Tally each line where the word "chart" occurs, then give only the total.
⁂
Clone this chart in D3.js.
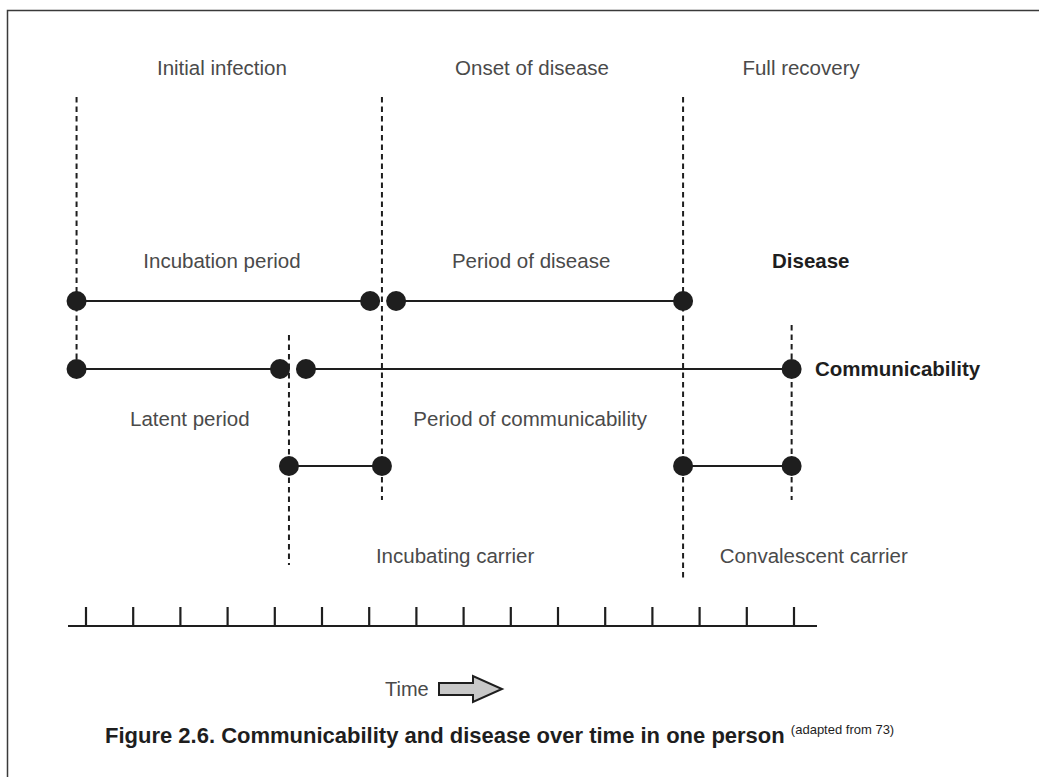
<!DOCTYPE html>
<html>
<head>
<meta charset="utf-8">
<script src="https://cdn.jsdelivr.net/npm/d3@7"></script>
<style>
  body { margin: 0; background: #fff; }
  svg text { font-family: "Liberation Sans", Arial, sans-serif; }
</style>
</head>
<body>
<div id="chart"></div>
<script>
// time ticks along the bottom axis
var timeTicks = d3.range(0, 16);

// key moments, in tick units
var eventNames = ["Initial infection", "Latent end", "Onset of disease", "Full recovery", "End of communicability"];
var eventTimes = [-0.2, 4.3, 6.27, 12.65, 14.95];

// phases drawn as dot-to-dot segments
var rowNames = ["Disease", "Communicability", "Carrier"];
var segRow   = ["Disease", "Disease", "Communicability", "Communicability", "Carrier", "Carrier"];
var segFrom  = [-0.2, 6.57, -0.2, 4.66, 4.3, 12.65];
var segTo    = [6.02, 12.65, 4.11, 14.95, 6.27, 14.95];

// labels
var topLabels = ["Initial infection", "Onset of disease", "Full recovery"];
var topLabelTimes = [2.88, 9.45, 15.15];
var phaseLabels = ["Incubation period", "Period of disease", "Latent period", "Period of communicability", "Incubating carrier", "Convalescent carrier"];
var phaseLabelTimes = [2.88, 9.43, 2.2, 9.41, 7.82, 15.42];
var phaseLabelRow = ["above0", "above0", "below1", "below1", "bottom", "bottom"];

var svgW = 1039, svgH = 777;
var svg = d3.select("#chart").append("svg").attr("width", svgW).attr("height", svgH);

// frame (left and top only, the rest is cut off)
svg.append("path")
    .attr("d", "M7.5," + svgH + "V10.5H" + svgW)
    .attr("fill", "none").attr("stroke", "#3a3a3a").attr("stroke-width", 1.5);

var x = d3.scaleLinear().domain([0, 15]).range([86, 794]);

var rowY = { "Disease": 301, "Communicability": 369, "Carrier": 466 };
var labelY = { top: 75, above0: 268, below1: 426, bottom: 563 };
var fs = 20.5;

// dashed vertical event lines
var vlines = [
    { t: eventTimes[0], y0: 97, y1: 370 },
    { t: eventTimes[2], y0: 97, y1: 500 },
    { t: eventTimes[1], y0: 335, y1: 565 },
    { t: eventTimes[3], y0: 97, y1: 578 },
    { t: eventTimes[4], y0: 325, y1: 500 }
];
svg.append("g").selectAll("line").data(vlines).enter().append("line")
    .attr("x1", function(d){ return x(d.t); })
    .attr("x2", function(d){ return x(d.t); })
    .attr("y1", function(d){ return d.y0; })
    .attr("y2", function(d){ return d.y1; })
    .attr("stroke", "#1e1e1e").attr("stroke-width", 2)
    .attr("stroke-dasharray", "5.5,4");

// segments
var segs = segRow.map(function(r, i){ return { row: r, from: segFrom[i], to: segTo[i] }; });
var gSeg = svg.append("g");
gSeg.selectAll("line").data(segs).enter().append("line")
    .attr("x1", function(d){ return x(d.from); })
    .attr("x2", function(d){ return x(d.to); })
    .attr("y1", function(d){ return rowY[d.row]; })
    .attr("y2", function(d){ return rowY[d.row]; })
    .attr("stroke", "#1e1e1e").attr("stroke-width", 2.2);

var dots = [];
segs.forEach(function(s){
    dots.push({ row: s.row, t: s.from });
    dots.push({ row: s.row, t: s.to });
});
gSeg.selectAll("circle").data(dots).enter().append("circle")
    .attr("cx", function(d){ return x(d.t); })
    .attr("cy", function(d){ return rowY[d.row]; })
    .attr("r", 10)
    .attr("fill", "#1e1e1e");

// texts
svg.append("g").selectAll("text").data(topLabels).enter().append("text")
    .attr("x", function(d, i){ return x(topLabelTimes[i]); })
    .attr("y", labelY.top)
    .attr("text-anchor", "middle")
    .attr("font-size", fs).attr("fill", "#4a4a4a")
    .text(function(d){ return d; });

svg.append("g").selectAll("text").data(phaseLabels).enter().append("text")
    .attr("x", function(d, i){ return x(phaseLabelTimes[i]); })
    .attr("y", function(d, i){ return labelY[phaseLabelRow[i]]; })
    .attr("text-anchor", "middle")
    .attr("font-size", fs).attr("fill", "#4a4a4a")
    .text(function(d){ return d; });

// row names in bold
svg.append("text").attr("x", 772).attr("y", labelY.above0)
    .attr("font-size", fs).attr("font-weight", "bold").attr("fill", "#1e1e1e")
    .text(rowNames[0]);
svg.append("text").attr("x", 815).attr("y", rowY.Communicability + 7)
    .attr("font-size", fs).attr("font-weight", "bold").attr("fill", "#1e1e1e")
    .text(rowNames[1]);

// time axis
var axisY = 626;
var gAxis = svg.append("g").attr("transform", "translate(0," + axisY + ")");
gAxis.append("line").attr("x1", 68).attr("x2", 817)
    .attr("stroke", "#1e1e1e").attr("stroke-width", 2);
gAxis.selectAll("line.tick").data(timeTicks).enter().append("line")
    .attr("class", "tick")
    .attr("x1", function(d){ return x(d); })
    .attr("x2", function(d){ return x(d); })
    .attr("y1", -19).attr("y2", 0)
    .attr("stroke", "#1e1e1e").attr("stroke-width", 2.2);

// "Time" with arrow
var timeY = 689;
svg.append("text").attr("x", 385).attr("y", timeY + 7)
    .attr("font-size", 20).attr("fill", "#4a4a4a").text("Time");
svg.append("path")
    .attr("d", "M439," + (timeY - 6) + "H473V" + (timeY - 13) + "L502," + timeY +
        "L473," + (timeY + 13) + "V" + (timeY + 6) + "H439Z")
    .attr("fill", "#c8c8c8").attr("stroke", "#1e1e1e").attr("stroke-width", 2);

// caption
var cap = svg.append("text").attr("x", 105).attr("y", 743)
    .attr("font-size", 22).attr("font-weight", "bold").attr("fill", "#1e1e1e");
cap.append("tspan").text("Figure 2.6. Communicability and disease over time in one person ");
cap.append("tspan").attr("font-size", 13).attr("font-weight", "normal")
    .attr("dy", -9).text("(adapted from 73)");
</script>
</body>
</html>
⁂
◆ **REPLY**: 3